* Stated task *
Restate exactly the lines of the entries below, beginning with the first and ending with the line that holds "var AXIS_W = 80, AREA_W". Pictures are not copied.

* Task material *

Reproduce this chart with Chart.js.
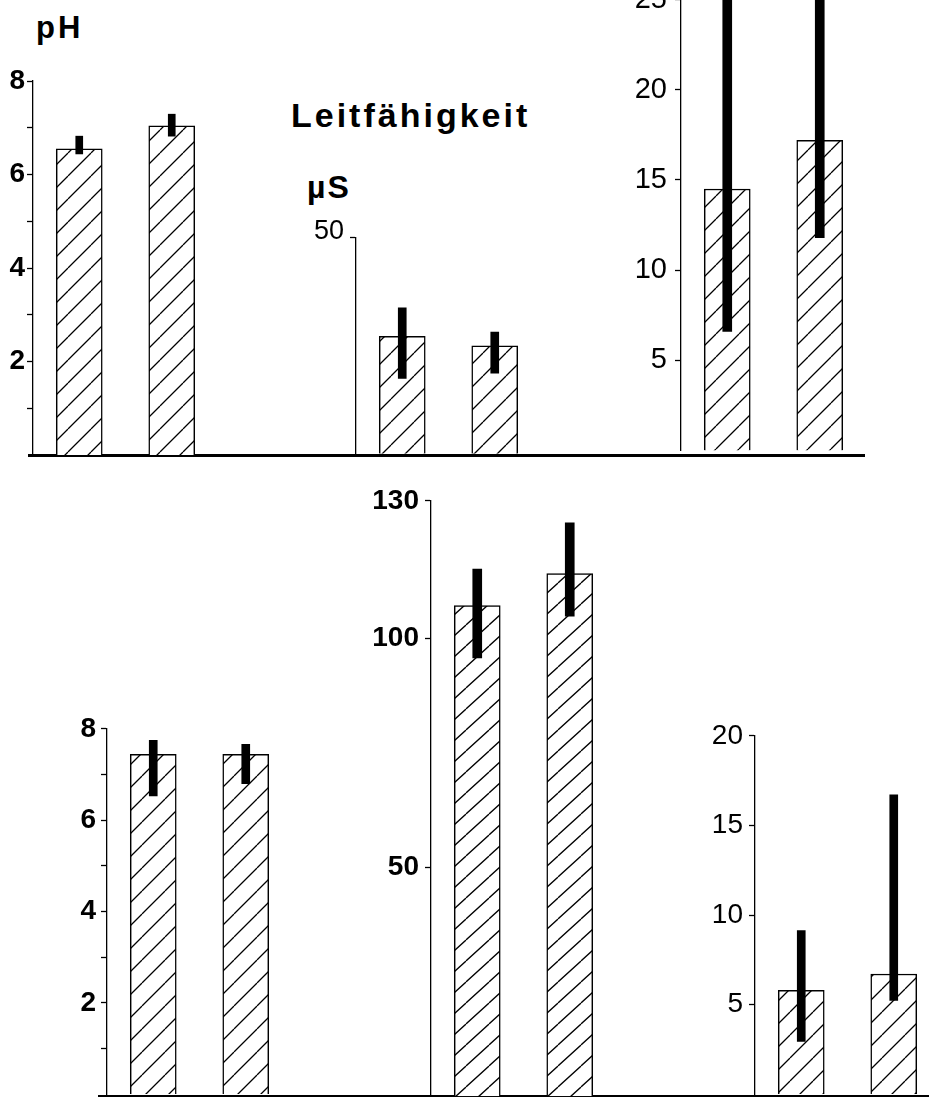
<!DOCTYPE html>
<html>
<head>
<meta charset="utf-8">
<script src="https://cdn.jsdelivr.net/npm/chart.js@4/dist/chart.umd.min.js"></script>
<style>
  html, body { margin: 0; padding: 0; background: #fff; }
  #page { position: relative; width: 929px; height: 1097px; overflow: hidden; background: #fff; }
  #page canvas { position: absolute; }
  .lbl { position: absolute; font-family: 'Liberation Sans', Arial, sans-serif; font-weight: bold; color: #000; line-height: 1; white-space: nowrap; }
  .rule { position: absolute; background: #000; }
</style>
</head>
<body>
<div id="page">
  <div class="lbl" style="left:36px; top:12px; font-size:31px; letter-spacing:3px;">pH</div>
  <div class="lbl" style="left:291px; top:98px; font-size:34px; letter-spacing:3px;">Leitfähigkeit</div>
  <div class="lbl" style="left:307px; top:171px; font-size:32px; letter-spacing:2px;">µS</div>
  <div class="rule" style="left:28px; top:454px; width:837px; height:3px;"></div>
  <div class="rule" style="left:98px; top:1095px; width:831px; height:2px;"></div>
</div>
<script>
// two bars in every panel
var groups = ['1', '2'];

// upper row
var phTopMeans = [6.55, 7.04];
var phTopRanges = [[6.44, 6.82], [6.82, 7.29]];
var condTopMeans = [27.1, 24.9];
var condTopRanges = [[17.4, 33.7], [18.6, 28.1]];
var rightTopMeans = [14.5, 17.2];
var rightTopRanges = [[6.6, 27.0], [11.8, 27.0]];

// lower row
var phBottomMeans = [7.44, 7.44];
var phBottomRanges = [[6.53, 7.75], [6.8, 7.66]];
var condBottomMeans = [107.1, 114.1];
var condBottomRanges = [[95.7, 115.1], [104.8, 125.2]];
var rightBottomMeans = [5.79, 6.71];
var rightBottomRanges = [[2.95, 9.13], [5.24, 16.7]];

// tick labels
var phTickLabels = [2, 4, 6, 8];
var phMinorTicks = [1, 3, 5, 7];
var condTopTicks = [50];
var rightTopTicks = [5, 10, 15, 20, 25];
var condBottomTicks = [50, 100, 130];
var rightBottomTicks = [5, 10, 15, 20];

var AXIS_W = 80, AREA_W = 185, RIGHT_PAD = 10, VPAD = 20;

function hatch(w, h) {
  var c = document.createElement('canvas');
  c.width = w; c.height = h;
  var g = c.getContext('2d');
  g.fillStyle = '#fff';
  g.fillRect(0, 0, w, h);
  g.strokeStyle = '#000';
  g.lineWidth = 1.3;
  g.beginPath();
  g.moveTo(0, h); g.lineTo(w, 0);
  g.moveTo(-w, h); g.lineTo(0, 0);
  g.moveTo(w, h); g.lineTo(2 * w, 0);
  g.stroke();
  return g.createPattern(c, 'repeat');
}

var panels = [
  { means: phTopMeans, ranges: phTopRanges, labels: phTickLabels, minor: phMinorTicks,
    min: 0, max: 8, axisX: 33, yMax: 81, yMin: 455, bold: true, size: 28, pad: 2, hatch: [23, 23], err: 7 },
  { means: condTopMeans, ranges: condTopRanges, labels: condTopTicks, minor: [],
    min: 0, max: 50, axisX: 356, yMax: 235, yMin: 456, bold: false, size: 27, pad: 6, offset: -6, hatch: [23, 23], err: 8 },
  { means: rightTopMeans, ranges: rightTopRanges, labels: rightTopTicks, minor: [],
    min: 0, max: 28, axisX: 681, yMax: -60, yMin: 456, bold: false, size: 29, pad: 8, hatch: [23, 23], err: 9 },
  { means: phBottomMeans, ranges: phBottomRanges, labels: phTickLabels, minor: phMinorTicks,
    min: 0, max: 8, axisX: 107, yMax: 727, yMin: 1096, bold: true, size: 28, pad: 5, hatch: [23, 23], err: 8 },
  { means: condBottomMeans, ranges: condBottomRanges, labels: condBottomTicks, minor: [],
    min: 0, max: 130, axisX: 431, yMax: 498, yMin: 1099, bold: true, size: 28, pad: 6, hatch: [23, 21], err: 9 },
  { means: rightBottomMeans, ranges: rightBottomRanges, labels: rightBottomTicks, minor: [],
    min: 0, max: 20, axisX: 755, yMax: 733, yMin: 1097, bold: false, size: 28, pad: 6, hatch: [23, 23], err: 8 }
];

var page = document.getElementById('page');

panels.forEach(function (p) {
  var cv = document.createElement('canvas');
  var w = AXIS_W + AREA_W + RIGHT_PAD;
  var h = p.yMin - p.yMax + 2 * VPAD;
  cv.width = w; cv.height = h;
  cv.style.left = (p.axisX - AXIS_W) + 'px';
  cv.style.top = (p.yMax - VPAD) + 'px';
  page.appendChild(cv);

  var tickVals = p.labels.concat(p.minor).sort(function (a, b) { return a - b; });

  new Chart(cv, {
    type: 'bar',
    data: {
      labels: groups,
      datasets: [
        {
          data: p.means,
          backgroundColor: hatch(p.hatch[0], p.hatch[1]),
          borderColor: '#000',
          borderWidth: 1.5,
          barThickness: 46,
          grouped: false,
          order: 1
        },
        {
          data: p.ranges,
          backgroundColor: '#000',
          borderWidth: 0,
          barThickness: p.err,
          grouped: false,
          order: 0
        }
      ]
    },
    options: {
      responsive: false,
      animation: false,
      devicePixelRatio: 1,
      layout: { padding: { top: VPAD, bottom: VPAD, left: 0, right: RIGHT_PAD } },
      plugins: { legend: { display: false }, tooltip: { enabled: false } },
      scales: {
        x: { display: false },
        y: {
          min: p.min,
          max: p.max,
          afterBuildTicks: function (scale) {
            scale.ticks = tickVals.map(function (v) { return { value: v }; });
          },
          afterFit: function (scale) { scale.width = AXIS_W; },
          ticks: {
            color: '#000',
            padding: p.pad,
            labelOffset: p.offset || 0,
            font: { family: "'Liberation Sans', Arial, sans-serif", size: p.size, weight: p.bold ? 'bold' : 'normal' },
            callback: function (v) { return p.labels.indexOf(v) >= 0 ? String(v) : ''; }
          },
          grid: { drawOnChartArea: false, tickLength: 6, color: '#000', tickWidth: 1.3 },
          border: { color: '#000', width: 1.3 }
        }
      }
    }
  });
});
</script>
</body>
</html>
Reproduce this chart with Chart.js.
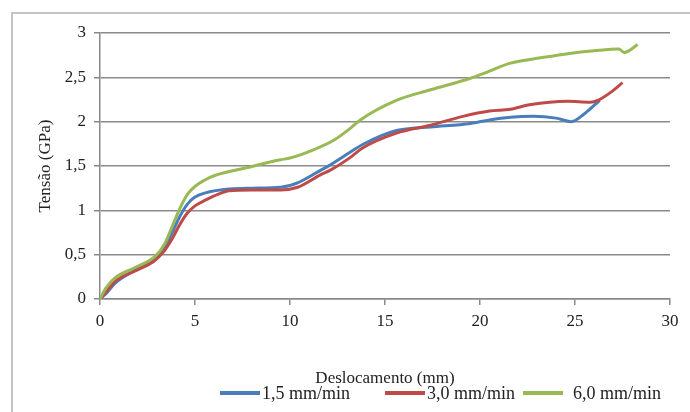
<!DOCTYPE html>
<html>
<head>
<meta charset="utf-8">
<script src="https://cdn.jsdelivr.net/npm/chart.js@4.4.1/dist/chart.umd.min.js"></script>
<style>
  html, body { margin: 0; padding: 0; background: #fff; }
  #wrap { position: relative; width: 690px; height: 412px; overflow: hidden; font-family: 'Liberation Serif', 'DejaVu Serif', serif; }
  #frame { position: absolute; left: 11px; top: 12px; width: 700px; height: 420px; border: 2px solid #c4c4c4; }
  #chart { position: absolute; left: 0; top: 0; }
  #legend { position: absolute; left: 220px; top: 383px; display: flex; align-items: center; font-size: 18px; line-height: 20px; color: #222; white-space: nowrap; }
  .item { display: flex; align-items: center; }
  .swatch { width: 40px; height: 4px; }
</style>
</head>
<body>
<div id="wrap">
  <div id="frame"></div>
  <canvas id="chart" width="690" height="412"></canvas>
  <div id="legend"></div>
</div>
<script>
// Series (displacement in mm, stress in GPa)
const blueX = [0, 0.4, 0.8, 1.8, 2.9, 3.4, 3.8, 4.2, 4.6, 5.0, 5.6, 6.8, 8.0, 9.5, 10.4, 11.6, 12.1, 13.2, 13.8, 15.6, 17.4, 19.5, 20.5, 21.6, 22.8, 24.0, 24.8, 25.5, 26.3];
const blueY = [0, 0.08, 0.18, 0.32, 0.45, 0.58, 0.75, 0.93, 1.07, 1.15, 1.20, 1.24, 1.25, 1.26, 1.31, 1.45, 1.51, 1.66, 1.74, 1.90, 1.94, 1.98, 2.02, 2.05, 2.06, 2.04, 2.00, 2.09, 2.24];

const redX = [0, 0.4, 0.8, 2.0, 2.8, 3.3, 3.8, 4.2, 4.6, 5.0, 5.6, 6.2, 6.8, 8.0, 9.5, 10.4, 11.6, 12.1, 13.2, 13.8, 15.6, 17.4, 19.1, 20.5, 21.6, 22.6, 24.6, 25.8, 26.2, 27.0, 27.5];
const redY = [0, 0.10, 0.20, 0.33, 0.42, 0.52, 0.68, 0.84, 0.97, 1.05, 1.12, 1.18, 1.22, 1.23, 1.23, 1.26, 1.40, 1.45, 1.60, 1.70, 1.87, 1.96, 2.06, 2.12, 2.14, 2.19, 2.23, 2.22, 2.24, 2.35, 2.44];

const greenX = [0, 0.3, 0.8, 1.8, 2.9, 3.4, 3.8, 4.2, 4.6, 5.0, 5.5, 6.0, 7.7, 9.5, 10.0, 11.2, 12.3, 13.2, 13.7, 15.6, 17.4, 19.5, 20.5, 21.6, 23.2, 24.7, 26.0, 27.3, 27.6, 28.3];
const greenY = [0, 0.12, 0.24, 0.35, 0.48, 0.62, 0.82, 1.02, 1.18, 1.27, 1.34, 1.39, 1.48, 1.57, 1.59, 1.68, 1.79, 1.93, 2.02, 2.24, 2.36, 2.49, 2.57, 2.66, 2.72, 2.77, 2.80, 2.82, 2.78, 2.87];

const seriesLabels = ['1,5 mm/min', '3,0 mm/min', '6,0 mm/min'];
const seriesColors = ['#4a7ebb', '#be4b48', '#98b954'];
const xRange = [0, 30, 5];
const yRange = [0, 3, 0.5];
const xTitle = 'Deslocamento (mm)';
const yTitle = 'Tensão (GPa)';

function pts(xs, ys) {
    return xs.map((x, i) => ({ x: x, y: ys[i] }));
}

// decimal comma, no trailing zeros (3, 2,5, 2 ...)
function fmt(v) {
    return String(v).replace('.', ',');
}

Chart.defaults.font.family = "'Liberation Serif', 'Times New Roman', serif";
Chart.defaults.font.size = 17;
Chart.defaults.color = '#222';

const seriesData = [pts(blueX, blueY), pts(redX, redY), pts(greenX, greenY)];
const datasets = seriesData.map((data, i) => ({
    label: seriesLabels[i],
    data: data,
    borderColor: seriesColors[i],
    backgroundColor: seriesColors[i],
    borderWidth: 3,
    pointRadius: 0,
    cubicInterpolationMode: 'monotone',
    order: 2 - i,
}));

const gridColor = '#8a8a8a';

const chart = new Chart(document.getElementById('chart'), {
    type: 'line',
    data: { datasets },
    options: {
        responsive: false,
        animation: false,
        layout: { padding: { left: 0, right: 20, top: 33, bottom: 0 } },
        plugins: { legend: { display: false }, tooltip: { enabled: false } },
        scales: {
            x: {
                type: 'linear',
                min: xRange[0], max: xRange[1],
                ticks: { stepSize: xRange[2], padding: 6, maxRotation: 0, callback: fmt },
                grid: { drawOnChartArea: false, drawTicks: true, tickLength: 6, color: gridColor, lineWidth: 1.5 },
                border: { color: gridColor, width: 1.5 },
                title: { display: true, text: xTitle, padding: { top: 0, bottom: 23 } },
                afterFit(scale) { scale.height = 113; },
            },
            y: {
                min: yRange[0], max: yRange[1],
                ticks: { stepSize: yRange[2], padding: 8, callback: fmt },
                grid: { color: gridColor, lineWidth: 1.5, tickLength: 6 },
                border: { color: gridColor, width: 1.5 },
                title: { display: true, text: yTitle, padding: { top: 35, bottom: 0 } },
                afterFit(scale) { scale.width = 100; },
            },
        },
    },
});

// HTML legend built from the datasets
const legendGaps = [0, 35, 8];
const textGaps = [2, 2, 10];
const legend = document.getElementById('legend');
chart.data.datasets.forEach((ds, i) => {
    const item = document.createElement('div');
    item.className = 'item';
    item.style.marginLeft = legendGaps[i] + 'px';
    const sw = document.createElement('span');
    sw.className = 'swatch';
    sw.style.background = ds.borderColor;
    sw.style.marginRight = textGaps[i] + 'px';
    const txt = document.createElement('span');
    txt.textContent = ds.label;
    item.appendChild(sw);
    item.appendChild(txt);
    legend.appendChild(item);
});
</script>
</body>
</html>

* Output for this task *
Reproduce this chart with Chart.js.
<!DOCTYPE html>
<html>
<head>
<meta charset="utf-8">
<script src="https://cdn.jsdelivr.net/npm/chart.js@4/dist/chart.umd.min.js"></script>
<style>
  html, body { margin: 0; padding: 0; background: #fff; }
  #page { position: relative; width: 929px; height: 1097px; overflow: hidden; background: #fff; }
  #page canvas { position: absolute; }
  .lbl { position: absolute; font-family: 'Liberation Sans', Arial, sans-serif; font-weight: bold; color: #000; line-height: 1; white-space: nowrap; }
  .rule { position: absolute; background: #000; }
</style>
</head>
<body>
<div id="page">
  <div class="lbl" style="left:36px; top:12px; font-size:31px; letter-spacing:3px;">pH</div>
  <div class="lbl" style="left:291px; top:98px; font-size:34px; letter-spacing:3px;">Leitfähigkeit</div>
  <div class="lbl" style="left:307px; top:171px; font-size:32px; letter-spacing:2px;">µS</div>
  <div class="rule" style="left:28px; top:454px; width:837px; height:3px;"></div>
  <div class="rule" style="left:98px; top:1095px; width:831px; height:2px;"></div>
</div>
<script>
// two bars in every panel
var groups = ['1', '2'];

// upper row
var phTopMeans = [6.55, 7.04];
var phTopRanges = [[6.44, 6.82], [6.82, 7.29]];
var condTopMeans = [27.1, 24.9];
var condTopRanges = [[17.4, 33.7], [18.6, 28.1]];
var rightTopMeans = [14.5, 17.2];
var rightTopRanges = [[6.6, 27.0], [11.8, 27.0]];

// lower row
var phBottomMeans = [7.44, 7.44];
var phBottomRanges = [[6.53, 7.75], [6.8, 7.66]];
var condBottomMeans = [107.1, 114.1];
var condBottomRanges = [[95.7, 115.1], [104.8, 125.2]];
var rightBottomMeans = [5.79, 6.71];
var rightBottomRanges = [[2.95, 9.13], [5.24, 16.7]];

// tick labels
var phTickLabels = [2, 4, 6, 8];
var phMinorTicks = [1, 3, 5, 7];
var condTopTicks = [50];
var rightTopTicks = [5, 10, 15, 20, 25];
var condBottomTicks = [50, 100, 130];
var rightBottomTicks = [5, 10, 15, 20];

var AXIS_W = 80, AREA_W = 185, RIGHT_PAD = 10, VPAD = 20;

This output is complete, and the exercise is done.